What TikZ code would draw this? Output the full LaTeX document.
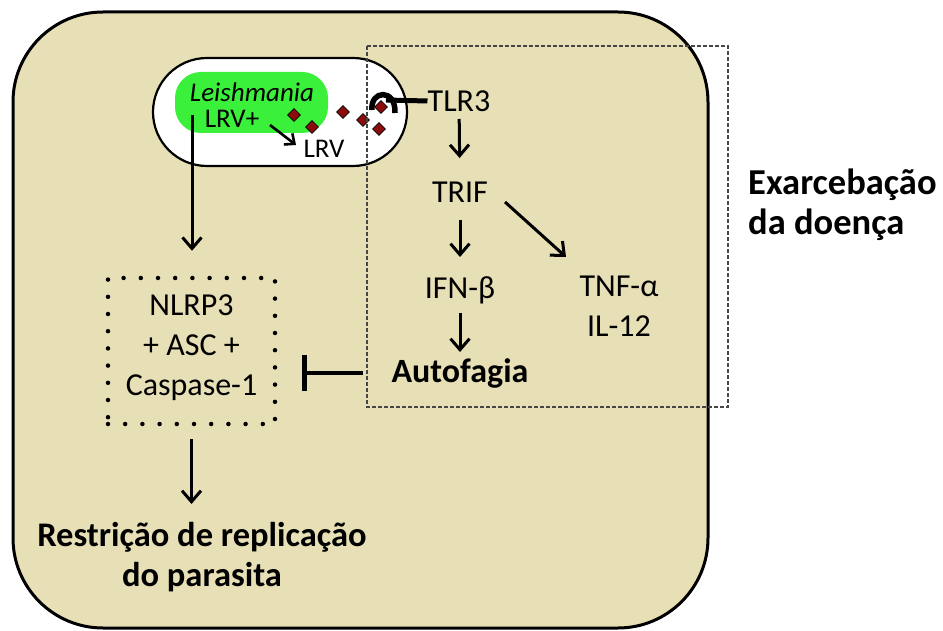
\documentclass[tikz,border=0pt]{standalone}
\usepackage{fontspec}
\setmainfont{Carlito}
\usetikzlibrary{arrows.meta,shapes.misc,shapes.geometric}
\definecolor{cellfill}{RGB}{231,223,181}
\definecolor{parasite}{RGB}{58,240,58}
\definecolor{virus}{RGB}{140,12,12}
\definecolor{dashgrey}{RGB}{70,70,70}

\begin{document}
\begin{tikzpicture}[x=1pt,y=-1pt,
  txt/.style={font=\fontsize{32}{40}\selectfont, inner sep=0pt, align=center},
  smalltxt/.style={font=\fontsize{27}{32}\selectfont, inner sep=0pt},
  boldtxt/.style={font=\bfseries\fontsize{34.5}{40}\selectfont, inner sep=0pt, align=center},
  arr/.style={line width=3pt, -{Straight Barb[length=11pt,width=19pt]}},
  smallarr/.style={line width=2.6pt, -{Straight Barb[length=8pt,width=14pt]}},
  inhibit/.style={line width=3.2pt, -{Bar[width=36pt,line width=4.5pt]}},
  virion/.style={diamond, fill=virus, draw=black, line width=0.6pt, minimum size=13pt, inner sep=0pt},
  complexbox/.style={draw, line width=4.5pt, line cap=round, dash pattern=on 0pt off 17.2pt,
    minimum width=167pt, minimum height=146pt, inner sep=0pt},
  regionbox/.style={draw=dashgrey, line width=1.8pt, dash pattern=on 4pt off 2pt}
]
\useasboundingbox (0,0) rectangle (943,631);

% macrophage
\draw[line width=3pt, fill=cellfill, rounded corners=90pt] (13,12) rectangle (708,628);

% parasitophorous vacuole with the parasite
\node[rounded rectangle, draw, line width=2.2pt, fill=white,
      minimum width=254pt, minimum height=108pt, inner sep=0pt] (vac) at (280,112) {};
\node[fill=parasite, rounded corners=26pt, minimum width=153pt, minimum height=61pt,
      inner sep=0pt] (leishbox) at (251.5,102.5) {};
\node[smalltxt] (leish) at (252,92) {\textit{Leishmania}};
\node[smalltxt] (lrvp) at (232,119) {LRV+};
\node[smalltxt] (lrv) at (324,149) {LRV};
\coordinate (lrvA) at (270,125);
\coordinate (lrvB) at (296,145);
\draw[smallarr] (lrvA) -- (lrvB);

% TLR3 receptor
\node[txt] (tlr3) at (459,101) {TLR3};
\draw[line width=5.5pt] (372,110) .. controls (370,90) and (396,88) .. (395,113);
\draw[line width=5pt] (386,100) -- (tlr3.west);

% LRV particles
\node[virion] (v1) at (294,115) {};
\node[virion] (v2) at (312,127) {};
\node[virion] (v3) at (343,112) {};
\node[virion] (v4) at (363,120) {};
\node[virion] (v5) at (381,107) {};
\node[virion] (v6) at (379,129) {};

% region leading to disease
\draw[regionbox] (367,46) rectangle (728,407);

% TLR3 pathway
\node[txt] (trif) at (460,192) {TRIF};
\node[txt] (ifn) at (460,290) {IFN-β};
\node[boldtxt, font=\bfseries\fontsize{34}{40}\selectfont] (autof) at (460,373) {Autofagia};
\node[txt] (tnf) at (619,306) {TNF-α\\IL-12};
\draw[arr, shorten <=18pt, shorten >=34pt] (tlr3.center) -- (trif.center);
\draw[arr, shorten <=28pt, shorten >=33pt] (trif.center) -- (ifn.center);
\draw[arr, shorten <=23pt, shorten >=21pt] (ifn.center) -- (autof.center);
\coordinate (diagA) at (505,202);
\coordinate (diagB) at (566,257);
\draw[arr] (diagA) -- (diagB);

% inflammasome
\node[complexbox] (nlrp) at (191.5,351) {};
\node[txt] (nlrptxt) at (191.5,348) {NLRP3\\+ ASC +\\Caspase-1};
\coordinate (lrvstart) at (192,115);
\draw[arr, shorten >=25pt] (lrvstart) -- (lrvstart |- nlrp.north);
\draw[inhibit, shorten <=28pt, shorten >=25pt] (autof.west) -- (nlrp.east |- autof.west);

% outcome
\node[boldtxt] (restr) at (202,557) {Restrição de replicação\\do parasita};
\draw[arr, shorten <=13pt, shorten >=18pt] (nlrp.south) -- (nlrp.south |- restr.north);

\node[boldtxt, font=\bfseries\fontsize{36.5}{40}\selectfont, align=left, anchor=west] (exarc) at (748,205) {Exarcebação\\da doença};
\end{tikzpicture}
\end{document}
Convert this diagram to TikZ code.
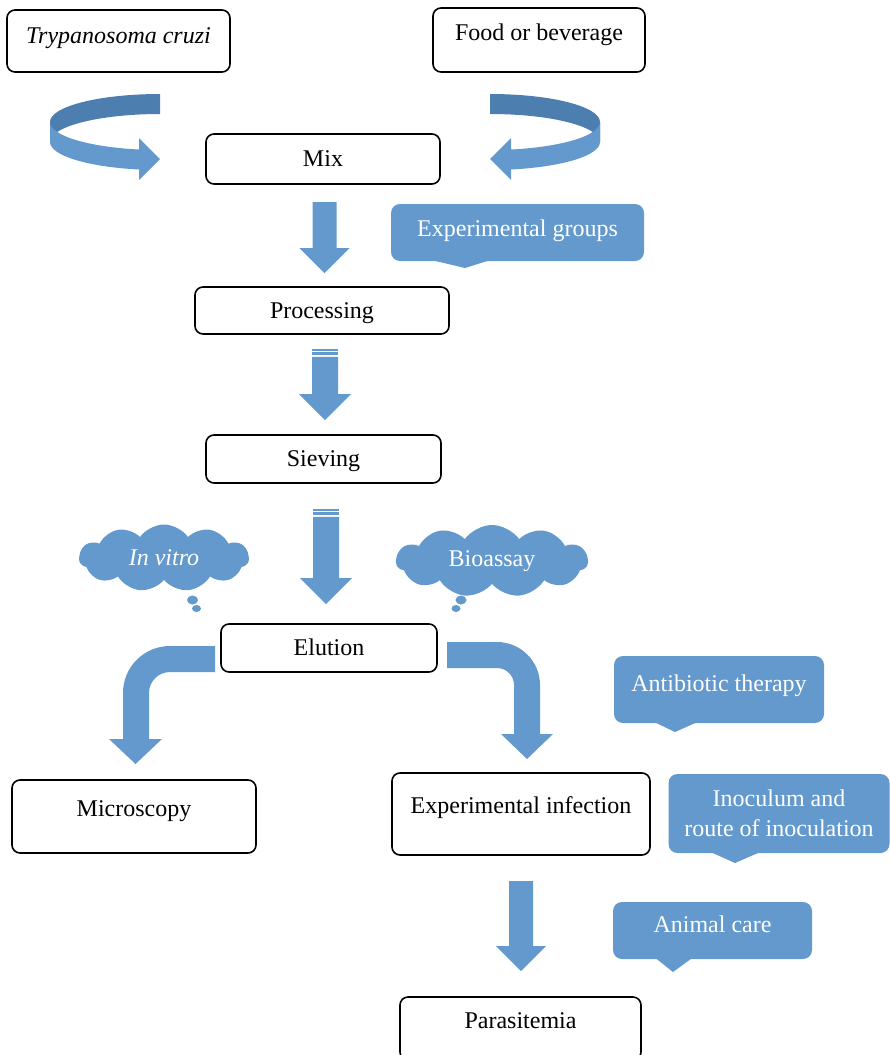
==================================================
[Goal of the exercise]
Reproduce the records above from their first line to the line bearing "(13,12) rectangle (708,628);", both ends included, leaving every picture out.

[Correct result]
What TikZ code would draw this? Output the full LaTeX document.
\documentclass[tikz,border=0pt]{standalone}
\usepackage{fontspec}
\setmainfont{Carlito}
\usetikzlibrary{arrows.meta,shapes.misc,shapes.geometric}
\definecolor{cellfill}{RGB}{231,223,181}
\definecolor{parasite}{RGB}{58,240,58}
\definecolor{virus}{RGB}{140,12,12}
\definecolor{dashgrey}{RGB}{70,70,70}

\begin{document}
\begin{tikzpicture}[x=1pt,y=-1pt,
  txt/.style={font=\fontsize{32}{40}\selectfont, inner sep=0pt, align=center},
  smalltxt/.style={font=\fontsize{27}{32}\selectfont, inner sep=0pt},
  boldtxt/.style={font=\bfseries\fontsize{34.5}{40}\selectfont, inner sep=0pt, align=center},
  arr/.style={line width=3pt, -{Straight Barb[length=11pt,width=19pt]}},
  smallarr/.style={line width=2.6pt, -{Straight Barb[length=8pt,width=14pt]}},
  inhibit/.style={line width=3.2pt, -{Bar[width=36pt,line width=4.5pt]}},
  virion/.style={diamond, fill=virus, draw=black, line width=0.6pt, minimum size=13pt, inner sep=0pt},
  complexbox/.style={draw, line width=4.5pt, line cap=round, dash pattern=on 0pt off 17.2pt,
    minimum width=167pt, minimum height=146pt, inner sep=0pt},
  regionbox/.style={draw=dashgrey, line width=1.8pt, dash pattern=on 4pt off 2pt}
]
\useasboundingbox (0,0) rectangle (943,631);

% macrophage
\draw[line width=3pt, fill=cellfill, rounded corners=90pt] (13,12) rectangle (708,628);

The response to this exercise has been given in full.